The current Kyoto Protocol was extended for another five-year commitment period, but it covers only developed nations.
What’s a developing country to do in this interim grey area? They could get some pointers from Singapore, perhaps.
Though the island state aligns itself with the Alliance of Small Island States and the developing world Group of 77 (G-77), which want the developed world to bear responsibility for the emissions it put into the atmosphere, it bears characteristics of both developed and developing countries.
Hence, the Republic serves as a model of how a relatively advanced economy could navigate the tricky shoals of climate change.
Singapore has close relationships with both Eastern and Western nations, and Asian countries in particular look to it on many counts. For example, it has collaborated with China on projects like the Suzhou industrial park and a planned eco-city in Tianjin.
But the implication is that serving as a role model means Singapore must shoulder some responsibilities, and tackling climate change is one of those responsibilities it must bear.
Singapore’s stance is: It is keen on a binding agreement that all countries adhere to, according to their respective responsibilities and capabilities.
Singapore Environment Council executive director Jose Raymond commented: ‘As a small island state, Singapore certainly has a vested interest in a legally binding deal being reached as soon as possible.
‘The longer it takes, the greater our vulnerability to climate change, and the greater our investment in mitigation and adaptation measures will be,’ he said.

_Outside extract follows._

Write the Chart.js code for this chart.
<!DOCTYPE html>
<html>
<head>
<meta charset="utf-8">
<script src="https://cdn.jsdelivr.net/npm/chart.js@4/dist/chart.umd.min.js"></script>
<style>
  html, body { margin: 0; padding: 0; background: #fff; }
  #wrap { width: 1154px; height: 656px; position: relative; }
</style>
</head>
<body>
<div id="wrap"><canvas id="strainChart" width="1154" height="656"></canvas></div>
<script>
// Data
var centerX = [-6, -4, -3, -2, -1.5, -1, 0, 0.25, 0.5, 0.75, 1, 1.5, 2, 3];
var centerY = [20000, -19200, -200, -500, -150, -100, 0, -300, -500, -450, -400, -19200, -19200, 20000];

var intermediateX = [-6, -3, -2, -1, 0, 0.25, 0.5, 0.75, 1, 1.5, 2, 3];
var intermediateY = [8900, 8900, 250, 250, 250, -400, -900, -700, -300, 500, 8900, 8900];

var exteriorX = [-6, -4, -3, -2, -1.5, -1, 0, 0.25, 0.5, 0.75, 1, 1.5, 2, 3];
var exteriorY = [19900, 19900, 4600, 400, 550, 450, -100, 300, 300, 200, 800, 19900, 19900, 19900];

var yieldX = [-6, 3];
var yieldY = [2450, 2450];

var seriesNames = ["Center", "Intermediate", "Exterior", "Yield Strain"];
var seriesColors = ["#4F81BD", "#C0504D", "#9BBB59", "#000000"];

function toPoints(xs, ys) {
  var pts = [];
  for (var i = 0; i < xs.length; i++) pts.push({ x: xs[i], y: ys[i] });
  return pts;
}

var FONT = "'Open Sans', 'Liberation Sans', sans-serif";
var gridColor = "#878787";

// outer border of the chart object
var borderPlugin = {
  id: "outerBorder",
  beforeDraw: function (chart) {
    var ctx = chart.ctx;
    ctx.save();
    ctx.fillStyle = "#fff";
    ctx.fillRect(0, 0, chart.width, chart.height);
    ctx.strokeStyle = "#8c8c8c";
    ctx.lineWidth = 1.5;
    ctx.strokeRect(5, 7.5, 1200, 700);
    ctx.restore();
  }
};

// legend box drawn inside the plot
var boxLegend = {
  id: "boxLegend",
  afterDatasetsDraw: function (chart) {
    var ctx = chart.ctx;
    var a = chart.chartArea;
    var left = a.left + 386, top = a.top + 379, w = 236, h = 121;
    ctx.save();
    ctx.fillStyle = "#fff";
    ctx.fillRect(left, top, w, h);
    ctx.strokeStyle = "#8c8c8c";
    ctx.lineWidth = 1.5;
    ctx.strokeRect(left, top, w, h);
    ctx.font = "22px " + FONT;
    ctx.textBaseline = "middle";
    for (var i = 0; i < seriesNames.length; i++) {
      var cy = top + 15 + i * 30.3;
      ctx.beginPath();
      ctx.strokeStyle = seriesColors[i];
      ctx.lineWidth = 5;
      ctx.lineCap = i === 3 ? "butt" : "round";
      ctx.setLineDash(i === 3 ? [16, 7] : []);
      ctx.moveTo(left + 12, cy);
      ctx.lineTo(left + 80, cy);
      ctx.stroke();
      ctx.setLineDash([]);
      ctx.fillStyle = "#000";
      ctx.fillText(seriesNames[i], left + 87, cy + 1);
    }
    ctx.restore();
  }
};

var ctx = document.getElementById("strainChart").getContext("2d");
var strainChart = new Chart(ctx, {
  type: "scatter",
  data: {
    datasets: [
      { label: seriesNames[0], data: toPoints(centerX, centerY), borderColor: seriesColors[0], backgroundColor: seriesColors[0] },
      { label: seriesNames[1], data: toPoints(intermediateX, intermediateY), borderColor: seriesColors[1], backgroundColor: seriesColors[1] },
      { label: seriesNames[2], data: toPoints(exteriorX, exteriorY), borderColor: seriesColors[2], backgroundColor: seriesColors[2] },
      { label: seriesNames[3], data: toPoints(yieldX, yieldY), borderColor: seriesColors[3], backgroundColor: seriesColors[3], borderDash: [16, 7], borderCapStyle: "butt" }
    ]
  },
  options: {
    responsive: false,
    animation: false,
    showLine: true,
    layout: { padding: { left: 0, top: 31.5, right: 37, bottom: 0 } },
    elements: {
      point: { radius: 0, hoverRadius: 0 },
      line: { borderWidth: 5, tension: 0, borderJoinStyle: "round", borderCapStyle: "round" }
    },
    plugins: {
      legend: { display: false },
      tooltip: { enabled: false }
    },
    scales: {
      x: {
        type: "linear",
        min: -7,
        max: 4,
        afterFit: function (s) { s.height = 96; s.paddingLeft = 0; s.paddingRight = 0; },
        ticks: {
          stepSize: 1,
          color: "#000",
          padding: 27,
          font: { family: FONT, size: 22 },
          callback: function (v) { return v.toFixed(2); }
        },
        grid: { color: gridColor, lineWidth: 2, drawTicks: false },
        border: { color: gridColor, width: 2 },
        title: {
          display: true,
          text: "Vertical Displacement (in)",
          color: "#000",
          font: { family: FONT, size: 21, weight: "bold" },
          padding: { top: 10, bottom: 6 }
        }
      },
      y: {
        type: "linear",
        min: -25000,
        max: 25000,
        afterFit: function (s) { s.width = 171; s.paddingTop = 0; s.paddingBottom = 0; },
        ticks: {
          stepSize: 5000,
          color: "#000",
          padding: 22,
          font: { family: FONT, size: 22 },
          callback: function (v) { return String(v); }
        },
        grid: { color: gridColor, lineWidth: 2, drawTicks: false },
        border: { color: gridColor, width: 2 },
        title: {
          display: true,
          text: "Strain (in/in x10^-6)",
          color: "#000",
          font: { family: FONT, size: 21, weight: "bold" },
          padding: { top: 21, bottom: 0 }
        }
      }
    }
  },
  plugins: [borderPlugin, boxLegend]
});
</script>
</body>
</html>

But torn between its twin interests as a small vulnerable island state and an economy that relies on energy-intensive industries such as petroleum refining, it can be a little split personality.

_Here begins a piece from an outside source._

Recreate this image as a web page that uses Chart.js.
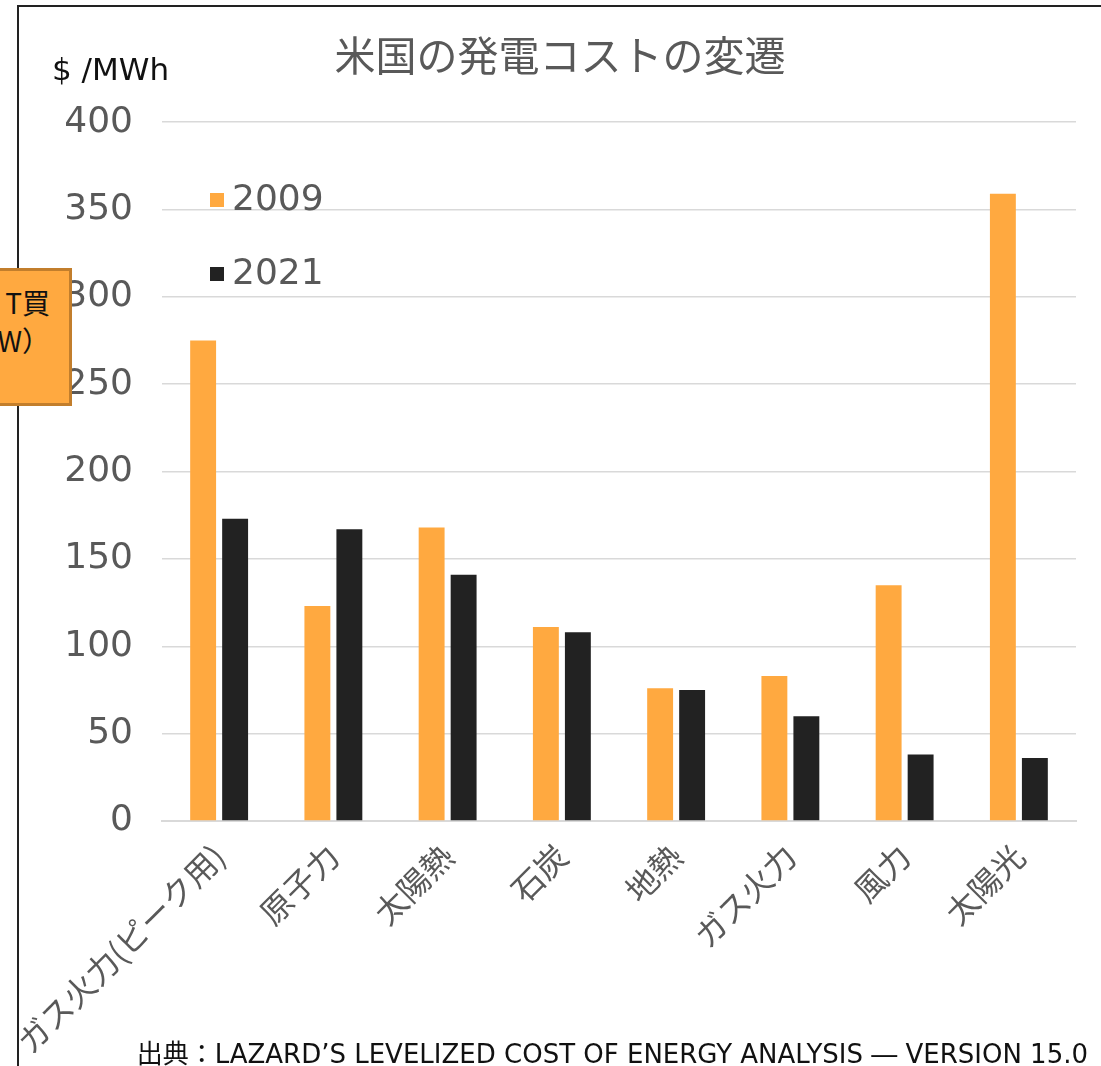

Arguably, it is not absolutely necessary for Singapore to go any greener.
Compare cutting emissions with the case of electricity. Electricity is not subsidised here, to encourage people to use less. But for many residents middle-class and up, electricity is a small proportion of overall costs, compared with the overall benefit they derive from running the air-conditioner and the computer 24/7.
Likewise, Singapore now has such a high gross domestic product - US$43,867 (S$56,800) per capita - that adapting to the impact of climate change would be a small proportion of overall costs, compared with the potential short-term benefit of continuing to produce carbon emissions by encouraging consumption and industrial growth.

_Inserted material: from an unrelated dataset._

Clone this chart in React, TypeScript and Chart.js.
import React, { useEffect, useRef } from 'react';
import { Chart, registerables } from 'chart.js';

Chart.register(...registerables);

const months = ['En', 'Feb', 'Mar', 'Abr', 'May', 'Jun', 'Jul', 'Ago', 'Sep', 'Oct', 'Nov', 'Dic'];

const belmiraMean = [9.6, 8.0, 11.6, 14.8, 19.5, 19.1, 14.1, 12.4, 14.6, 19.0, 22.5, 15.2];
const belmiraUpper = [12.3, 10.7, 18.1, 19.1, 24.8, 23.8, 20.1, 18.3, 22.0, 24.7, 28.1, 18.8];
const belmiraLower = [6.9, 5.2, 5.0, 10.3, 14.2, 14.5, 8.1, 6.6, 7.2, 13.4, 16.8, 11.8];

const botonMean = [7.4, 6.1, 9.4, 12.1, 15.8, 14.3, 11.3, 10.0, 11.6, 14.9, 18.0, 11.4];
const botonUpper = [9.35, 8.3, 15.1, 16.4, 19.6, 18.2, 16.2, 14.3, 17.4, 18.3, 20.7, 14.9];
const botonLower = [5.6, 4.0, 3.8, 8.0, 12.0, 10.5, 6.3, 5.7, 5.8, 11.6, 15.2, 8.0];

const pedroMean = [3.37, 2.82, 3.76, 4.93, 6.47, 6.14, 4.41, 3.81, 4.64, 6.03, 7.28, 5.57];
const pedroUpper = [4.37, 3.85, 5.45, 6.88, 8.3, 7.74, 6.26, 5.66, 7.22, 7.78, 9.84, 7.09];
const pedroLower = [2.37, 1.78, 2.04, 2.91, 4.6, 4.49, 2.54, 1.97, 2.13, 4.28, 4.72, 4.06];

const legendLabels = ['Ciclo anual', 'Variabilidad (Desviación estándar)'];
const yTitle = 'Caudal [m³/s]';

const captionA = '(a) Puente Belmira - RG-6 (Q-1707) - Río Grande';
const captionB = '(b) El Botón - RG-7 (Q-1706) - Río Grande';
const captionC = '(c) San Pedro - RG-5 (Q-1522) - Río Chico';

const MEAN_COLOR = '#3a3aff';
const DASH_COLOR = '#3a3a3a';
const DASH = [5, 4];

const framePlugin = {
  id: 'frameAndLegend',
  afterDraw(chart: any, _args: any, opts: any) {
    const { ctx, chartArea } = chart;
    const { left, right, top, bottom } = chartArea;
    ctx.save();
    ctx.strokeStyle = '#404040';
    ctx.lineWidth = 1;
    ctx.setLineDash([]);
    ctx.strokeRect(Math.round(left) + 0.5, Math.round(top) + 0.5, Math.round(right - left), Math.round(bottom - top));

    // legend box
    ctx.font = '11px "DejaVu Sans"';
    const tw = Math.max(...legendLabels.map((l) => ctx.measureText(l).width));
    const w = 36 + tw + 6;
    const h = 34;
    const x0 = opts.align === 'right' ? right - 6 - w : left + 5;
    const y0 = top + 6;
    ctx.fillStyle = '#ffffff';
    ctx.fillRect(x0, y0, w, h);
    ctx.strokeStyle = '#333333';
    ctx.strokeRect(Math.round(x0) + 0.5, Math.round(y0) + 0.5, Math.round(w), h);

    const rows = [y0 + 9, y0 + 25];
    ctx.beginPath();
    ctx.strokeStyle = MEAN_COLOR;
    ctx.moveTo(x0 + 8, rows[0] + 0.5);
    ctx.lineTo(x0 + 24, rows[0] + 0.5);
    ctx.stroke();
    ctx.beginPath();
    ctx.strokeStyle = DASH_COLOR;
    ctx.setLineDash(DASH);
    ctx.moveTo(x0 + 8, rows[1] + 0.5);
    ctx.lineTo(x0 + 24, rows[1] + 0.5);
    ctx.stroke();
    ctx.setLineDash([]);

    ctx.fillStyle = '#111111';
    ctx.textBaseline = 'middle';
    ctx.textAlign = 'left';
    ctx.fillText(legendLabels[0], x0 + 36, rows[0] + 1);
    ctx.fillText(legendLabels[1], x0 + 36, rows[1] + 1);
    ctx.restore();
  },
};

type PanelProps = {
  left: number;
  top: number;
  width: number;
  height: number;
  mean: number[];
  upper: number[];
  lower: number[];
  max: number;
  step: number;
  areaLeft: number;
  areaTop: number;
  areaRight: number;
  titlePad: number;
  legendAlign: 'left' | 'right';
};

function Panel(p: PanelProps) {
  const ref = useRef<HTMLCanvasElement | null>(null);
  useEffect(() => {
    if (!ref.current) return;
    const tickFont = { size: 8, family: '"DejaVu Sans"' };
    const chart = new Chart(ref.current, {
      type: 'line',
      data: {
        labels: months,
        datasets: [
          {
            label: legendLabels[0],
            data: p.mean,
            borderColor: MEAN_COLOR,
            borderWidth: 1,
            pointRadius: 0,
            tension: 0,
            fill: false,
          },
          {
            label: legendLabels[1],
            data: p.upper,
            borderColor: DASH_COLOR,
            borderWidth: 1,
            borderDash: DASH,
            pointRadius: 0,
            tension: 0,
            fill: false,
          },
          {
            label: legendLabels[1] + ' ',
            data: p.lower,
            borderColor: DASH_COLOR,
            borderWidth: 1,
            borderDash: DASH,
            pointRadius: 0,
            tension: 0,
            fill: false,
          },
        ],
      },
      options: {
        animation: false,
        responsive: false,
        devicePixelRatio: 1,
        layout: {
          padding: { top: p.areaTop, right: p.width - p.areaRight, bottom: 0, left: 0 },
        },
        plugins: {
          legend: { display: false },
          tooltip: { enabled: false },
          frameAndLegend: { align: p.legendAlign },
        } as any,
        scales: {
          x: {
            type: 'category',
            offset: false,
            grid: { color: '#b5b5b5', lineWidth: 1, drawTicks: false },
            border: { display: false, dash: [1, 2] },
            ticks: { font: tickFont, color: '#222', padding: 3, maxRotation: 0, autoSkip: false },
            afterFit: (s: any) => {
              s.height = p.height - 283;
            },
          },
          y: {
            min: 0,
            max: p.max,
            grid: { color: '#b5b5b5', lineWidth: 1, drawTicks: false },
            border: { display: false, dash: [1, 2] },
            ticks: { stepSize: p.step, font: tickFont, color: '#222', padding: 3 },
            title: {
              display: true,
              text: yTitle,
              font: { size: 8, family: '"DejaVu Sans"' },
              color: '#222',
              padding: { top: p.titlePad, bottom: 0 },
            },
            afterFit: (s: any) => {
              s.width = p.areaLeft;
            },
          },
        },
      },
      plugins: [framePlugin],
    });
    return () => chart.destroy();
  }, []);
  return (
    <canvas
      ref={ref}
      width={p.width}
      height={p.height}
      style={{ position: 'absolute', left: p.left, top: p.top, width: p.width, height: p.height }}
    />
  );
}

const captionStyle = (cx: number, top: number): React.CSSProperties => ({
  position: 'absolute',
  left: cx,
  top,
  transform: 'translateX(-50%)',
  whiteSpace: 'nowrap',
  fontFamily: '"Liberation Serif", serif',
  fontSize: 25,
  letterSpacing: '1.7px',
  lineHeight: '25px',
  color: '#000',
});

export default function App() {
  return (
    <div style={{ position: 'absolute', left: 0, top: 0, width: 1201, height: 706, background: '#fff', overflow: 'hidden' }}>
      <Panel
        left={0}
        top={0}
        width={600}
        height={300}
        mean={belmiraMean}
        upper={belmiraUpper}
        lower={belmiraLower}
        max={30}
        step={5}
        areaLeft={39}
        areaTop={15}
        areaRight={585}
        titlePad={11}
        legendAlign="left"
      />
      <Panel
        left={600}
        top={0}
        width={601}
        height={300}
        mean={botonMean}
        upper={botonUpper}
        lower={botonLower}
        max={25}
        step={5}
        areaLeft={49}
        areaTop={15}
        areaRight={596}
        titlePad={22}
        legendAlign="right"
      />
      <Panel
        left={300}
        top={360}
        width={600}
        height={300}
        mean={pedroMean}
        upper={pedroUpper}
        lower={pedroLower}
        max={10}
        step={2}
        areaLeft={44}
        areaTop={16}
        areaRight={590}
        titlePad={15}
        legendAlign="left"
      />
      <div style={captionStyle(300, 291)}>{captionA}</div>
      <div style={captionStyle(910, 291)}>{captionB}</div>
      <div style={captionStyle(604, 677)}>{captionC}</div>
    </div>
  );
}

At the same time, Singapore is not sitting around waiting for a real deal, so to speak, before it starts cleaning house. In 2009, it announced it would cut emissions by 7 per cent to 11 per cent by 2020 if no global, binding deal was reached, and by 16 per cent if one was.
Already, other emerging economies that have grown very fast in the past few decades - such as South Korea and China - are adopting similar voluntary targets.
Singapore’s targets are down from the ‘business as usual’ case - in other words, if it continued on the growth trajectory it was on. If no changes were made, Singapore was predicted to have reached some 72 million tonnes of emissions by 2020.
It is aware it will have to pay for adaptation measures anyway, and has already raised minimum levels for land reclamation and new building platforms.
But the crux of the matter is that Singapore’s current energy demand outstrips its current alternative energy supply.
With constant cloud cover and intermittent wind, Singapore is not able to take full advantage of alternative energy sources like solar and wind power.
So it must rely on energy efficiency to achieve those cuts, and has put a new Energy Conservation Act up for discussion, meant to rein in large energy users. (In fact, this is an important symbolic shift, signifying a willingness to use the law instead of simply offering energy users monetary incentives to improve.)
But energy efficiency goes only so far.
That’s why Singapore is genuinely concerned about meeting more stringent binding targets, if in future, all countries must limit their emissions.
Speaking to The Straits Times after the UN talks, Environment and Water Resources Minister Vivian Balakrishnan acknowledged that Singapore might have to purchase carbon offsets one day, depending on how future negotiations go.
Still, Singapore could do more to go green systematically - for example, taxing cars by emissions instead of fuel type, truly supporting the use of public transport and cycling, or offering tax incentives to cleaner and more energy-efficient firms.
That suggests one way to be a role model. The Republic is an emerging economy, which has grown very fast in a few short decades, and countries like China and Thailand are on a similar trajectory (and so are their carbon emissions). While the island state taking the plunge will not transform the world’s climate, it can, by its own action yet, nudge such emerging economies towards deeper, binding targets.
This is not to single Singapore out.
Many countries at the negotiations were also loath to commit to internationally binding, absolute targets, even though they had passed domestic legislation to trim emissions.
With its energy performance requirements and green building legislation, Singapore is already on something approaching the right track.
But now it needs to take the lead and make the difficult decision on how much further to go.